Hisham Mubarak Law Center (HMLC) مركز هشام مبارك للقانون
- Headquarters: Downtown, Cairo
- Major practice areas: Human rights
- Date founded: 1999
- Website: Official website

= Hisham Mubarak Law Center =

Egyptian law firm

The Hisham Mubarak Law Center (HMLC; مركز هشام مبارك للقانون) is an Egyptian law firm based in Cairo and Aswan which "works in the field of human rights through litigation, campaigns and legal research" and is "perhaps best known for its active support of torture victims and Egyptians subject to arbitrary detention." Founded by Ahmed Seif El-Islam and other human rights defenders in 1999 it has become a major player in Egyptian Human rights advocacy issues.

The centre was named after Hisham Mubarak (هشام مبارك) who was a distinguished Egyptian lawyer and human rights activist. He died in 1998 from a heart attack at age 35.

The Cairo office provides space for many activist groups including the Egyptian Center for Economic and Social Rights (ECESR) and is a hub and meeting space for various human rights and civil society groups in Egypt.

On 3 February, the tenth day of the 2011 Egyptian protests, military police raided the Cairo offices of the HMLC and the ECESR arresting 28 Egyptian and international human rights researchers, lawyers, and journalists including both directors, four members of the '6 April Youth' activist group including core member Amal Sharaf, Amnesty International staff and Dan Williams a Human Rights Watch researcher.

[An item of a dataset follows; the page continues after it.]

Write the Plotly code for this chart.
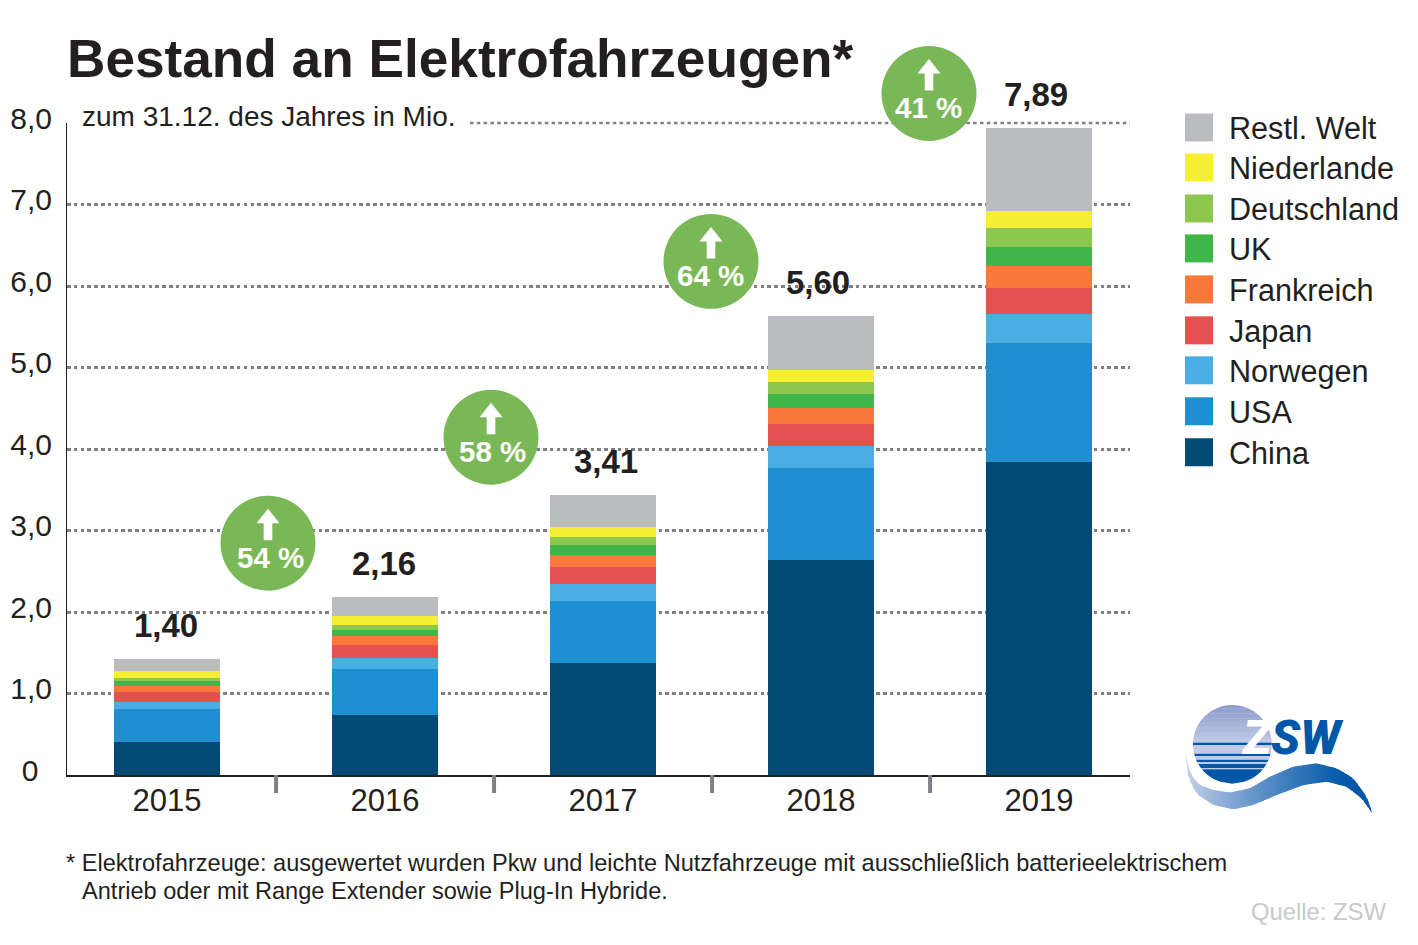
import numpy as np
import plotly.graph_objects as go

years = ["2015", "2016", "2017", "2018", "2019"]
totals = ["1,40", "2,16", "3,41", "5,60", "7,89"]
growth = ["54 %", "58 %", "64 %", "41 %"]
china = [0.405, 0.736, 1.373, 2.636, 3.838]
usa = [0.405, 0.564, 0.760, 1.128, 1.459]
norwegen = [0.086, 0.135, 0.208, 0.270, 0.356]
japan = [0.123, 0.159, 0.208, 0.270, 0.319]
frankreich = [0.074, 0.110, 0.147, 0.196, 0.270]
uk = [0.061, 0.074, 0.123, 0.172, 0.233]
deutschland = [0.037, 0.061, 0.098, 0.147, 0.233]
niederlande = [0.086, 0.110, 0.123, 0.147, 0.208]
rest = [0.147, 0.233, 0.392, 0.662, 1.018]
y_ticks = [0, 1, 2, 3, 4, 5, 6, 7, 8]
y_labels = ["0\u2005\u2009", "1,0", "2,0", "3,0", "4,0", "5,0", "6,0", "7,0", "8,0"]

series = [
    ("China", china, "#004A75"), ("USA", usa, "#1E90D2"), ("Norwegen", norwegen, "#4BAEE3"),
    ("Japan", japan, "#E55050"), ("Frankreich", frankreich, "#F9783A"), ("UK", uk, "#40B54A"),
    ("Deutschland", deutschland, "#8CC850"), ("Niederlande", niederlande, "#F6EE33"),
    ("Restl. Welt", rest, "#BBBCC0"),
]

FONT = "Liberation Sans"
INK = "#231F20"
GRID = "#808084"
GRID_DASH = "3.5px,3.3px"
L, R, T, B = 67, 1130, 122.5, 775


def px(x):
    return (x - L) / (R - L)


def py(y):
    return (B - y) / (B - T)


fig = go.Figure()
for name, vals, col in series:
    fig.add_bar(x=years, y=vals, name=name, marker=dict(color=col, line_width=0), width=0.484)

shapes, ann = [], []


def text(x, y, s, size, color=INK, bold=False, anchor="left", family=FONT, **fontkw):
    if bold:
        s = "<b>" + s + "</b>"
    ann.append(dict(xref="paper", yref="paper", x=px(x), y=py(y), text=s, showarrow=False,
                    xanchor=anchor, yanchor="middle", borderpad=0, align="left",
                    font=dict(family=family, size=size, color=color, **fontkw)))


def rect(x0, y0, x1, y1, color):
    shapes.append(dict(type="rect", xref="paper", yref="paper", x0=px(x0), x1=px(x1), y0=py(y0), y1=py(y1),
                       fillcolor=color, line_width=0, layer="above"))


def poly(points, color):
    d = "M" + "L".join(f"{px(a):.5f},{py(b):.5f}" for a, b in points) + "Z"
    shapes.append(dict(type="path", xref="paper", yref="paper", path=d, fillcolor=color, line_width=0, layer="above"))


def mix(c1, c2, t):
    c = [round(a + (b - a) * t) for a, b in zip(c1, c2)]
    return f"rgb({c[0]},{c[1]},{c[2]})"


# top gridline, interrupted by the subtitle (the axis drops a grid line on its range edge)
shapes.append(dict(type="line", xref="paper", yref="paper", x0=px(470), x1=1, y0=1, y1=1, layer="below",
                   line=dict(color=GRID, width=2.7, dash=GRID_DASH)))

# separators between the years
for i in range(len(years) - 1):
    shapes.append(dict(type="line", xref="x", yref="paper", x0=i + 0.5, x1=i + 0.5, y0=py(775), y1=py(793),
                       line=dict(color="#808084", width=4)))

# total labels above the stacks
label_shift = [-1, -1, 3, -3, -3]
for i, y in enumerate(years):
    top = sum(s[1][i] for s in series)
    ann.append(dict(x=i, y=top, xref="x", yref="y", text="<b>" + totals[i] + "</b>", showarrow=False,
                    yanchor="bottom", yshift=14, xshift=label_shift[i], borderpad=0,
                    font=dict(family=FONT, size=33, color=INK)))

# growth badges
badges = [(268, 543, 2), (491, 437, 1.5), (711, 261, -1), (929, 93, -1)]
for (cx, cy, dx), label in zip(badges, growth):
    shapes.append(dict(type="circle", xref="paper", yref="paper", x0=px(cx - 47.5), x1=px(cx + 47.5),
                       y0=py(cy - 47.5), y1=py(cy + 47.5), fillcolor="#7AB857", line_width=0, layer="above"))
    poly([(cx, cy - 34.5), (cx + 11.5, cy - 20), (cx + 4.3, cy - 20), (cx + 4.3, cy - 3),
          (cx - 4.3, cy - 3), (cx - 4.3, cy - 20), (cx - 11.5, cy - 20)], "#FFFFFF")
    text(cx + dx, cy + 14, label, 29.5, "#FFFFFF", True, "center")

# subtitle
text(81, 116, "zum 31.12. des Jahres in Mio.", 28)

# legend
legend_y = [452, 411, 370, 330, 289, 248, 208, 167, 127]
for (name, _, col), ly in zip(series, legend_y):
    rect(1185, ly - 14, 1213, ly + 14, col)
    text(1227.5, ly + 1, name, 30.6)

# footnote and source
text(65, 863, "* Elektrofahrzeuge: ausgewertet wurden Pkw und leichte Nutzfahrzeuge mit ausschließlich batterieelektrischem", 23.58)
text(81, 891, "Antrieb oder mit Range Extender sowie Plug-In Hybride.", 23.58)
text(1250, 912, "Quelle: ZSW", 23.8, "#C8C9CB")


# logo, drawn in crop coordinates
def zx(v):
    return 1170 + v / 3


def zy(v):
    return 690 + v / 3


cz, cw, rz = 187, 163, 118


def band(y0, y1, color):
    ys = np.linspace(y0, y1, 9)
    half = np.sqrt(np.maximum(rz ** 2 - (ys - cw) ** 2, 0))
    pts = [(zx(cz - h), zy(v)) for h, v in zip(half, ys)] + [(zx(cz + h), zy(v)) for h, v in zip(half[::-1], ys[::-1])]
    poly(pts, color)


steps = np.linspace(45, 165, 25)
for a, b in zip(steps[:-1], steps[1:]):
    band(a, b + 1, mix((140, 156, 203), (197, 205, 232), (a - 45) / 120))
DARK = "#0057A8"
LIGHT = "#C0CAE6"
for a, b, c in [(158, 165, DARK), (165, 191, LIGHT), (191, 198, DARK), (198, 209, LIGHT), (209, 216, DARK),
                (216, 222, LIGHT), (222, 235, DARK), (235, 238, LIGHT), (238, 281, DARK)]:
    band(a, b, c)

tx = [45, 52, 60, 72, 90, 130, 180, 240, 300, 370, 440, 500, 550, 590, 607]
ty = [190, 222, 245, 268, 285, 300, 308, 295, 260, 230, 220, 235, 265, 320, 370]
bx = [45, 48, 55, 68, 85, 130, 190, 250, 320, 400, 470, 530, 575, 607]
by = [190, 228, 260, 292, 315, 345, 358, 345, 315, 285, 275, 290, 325, 370]
edges = np.linspace(45, 607, 71)
for a, b in zip(edges[:-1], edges[1:]):
    e = min(b + 4, 607)
    poly([(zx(a), zy(np.interp(a, tx, ty))), (zx(e), zy(np.interp(e, tx, ty))),
          (zx(e), zy(np.interp(e, bx, by))), (zx(a), zy(np.interp(a, bx, by)))],
         mix((205, 212, 236), (0, 87, 168), min(1, ((a - 45) / 480) ** 0.8)))

text(zx(213), zy(142), "Z", 48, "#FFFFFF", False, "left", "Roboto", weight=900, style="italic")
text(zx(300), zy(142), "SW", 48, DARK, False, "left", "Roboto", weight=900, style="italic")

fig.update_layout(
    width=1418, height=945, barmode="stack", showlegend=False, paper_bgcolor="#FFFFFF", plot_bgcolor="#FFFFFF",
    margin=dict(l=L, r=1418 - R, t=T, b=945 - B, pad=0),
    font=dict(family=FONT, color=INK),
    title=dict(text="<b>Bestand an Elektrofahrzeugen*</b>", font=dict(family=FONT, size=53.2, color=INK),
               xref="container", yref="container", x=67 / 1418, xanchor="left", y=1 - 58 / 945, yanchor="middle",
               pad=dict(l=0, r=0, t=0, b=0)),
    xaxis=dict(type="category", range=[-0.459, 4.417], showgrid=False, showline=True, linecolor="#231F20", linewidth=1.5,
               ticks="", tickfont=dict(family=FONT, size=31, color=INK), ticklabelstandoff=-3, automargin=False),
    yaxis=dict(range=[0, 8], tickvals=y_ticks, ticktext=y_labels, showgrid=True, gridcolor=GRID, gridwidth=2.7,
               griddash=GRID_DASH, zeroline=False, showline=True, linecolor="#231F20", linewidth=1, ticks="",
               tickfont=dict(family=FONT, size=30, color=INK), ticklabelstandoff=8, ticklabelshift=-5, automargin=False),
    shapes=shapes, annotations=ann,
)
fig.write_html("out.html", config=dict(displayModeBar=False),
               post_script="document.body.style.margin='0';document.documentElement.style.overflow='hidden';")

International pressure for their release was led by The Secretary General of Amnesty International Salil Shetty The International visitors were released around midnight on 4 February and the Egyptians on the morning of 5 February after being held without access to communication or legal advice.

By 2015, the centre was no longer functioning having endured harassment, threats and arrests by Egyptian State Security.

==Notable work and campaigns==
2011 - Set up Emergency telephone numbers ahead of the planned 25 January demonstration so that they could dispatch lawyers to document Deaths, Injuries, and Arrests during the 2011 Egyptian protests Also provided meeting space for the April 6 Youth Movement who played a key part in organizing the protests.

2010 - Worked on the defence of Egyptian human rights activists Gamal Eid, director of the Arabic Network for Human Rights Information (ANHRI) and Ahmad Saif al-Islam, founder of Hisham Mubarak Law Centre (HMLC)

2009 - Campaigned against misuse of 'Hesba' court cases, on the grounds that the punishments "go beyond fines and imprisonment, and include manipulating marriages, revoking citizenships, and physical violence."

2008 - Defended Media student and blogger Mohammed Refaat of the blog "Matabbat" (Speedbumps) after he was arrested under the state emergency law for 'offending state institutions, destabilising public security and inciting demonstrations and strikes via the Internet'

Nov 2008 - Submitted an appeal against the original decision taken by the prosecutor general to prohibit any publicity in the case surrounding the murder of Suzan Tamim

May 2008 - Coordinated a defence campaign for limited-income citizens held in mass detentions for 'dissent'.

Jan 2008 - Supported the legal case for the Nadim Report and called for the prosecution of persons implicated in the report of torture.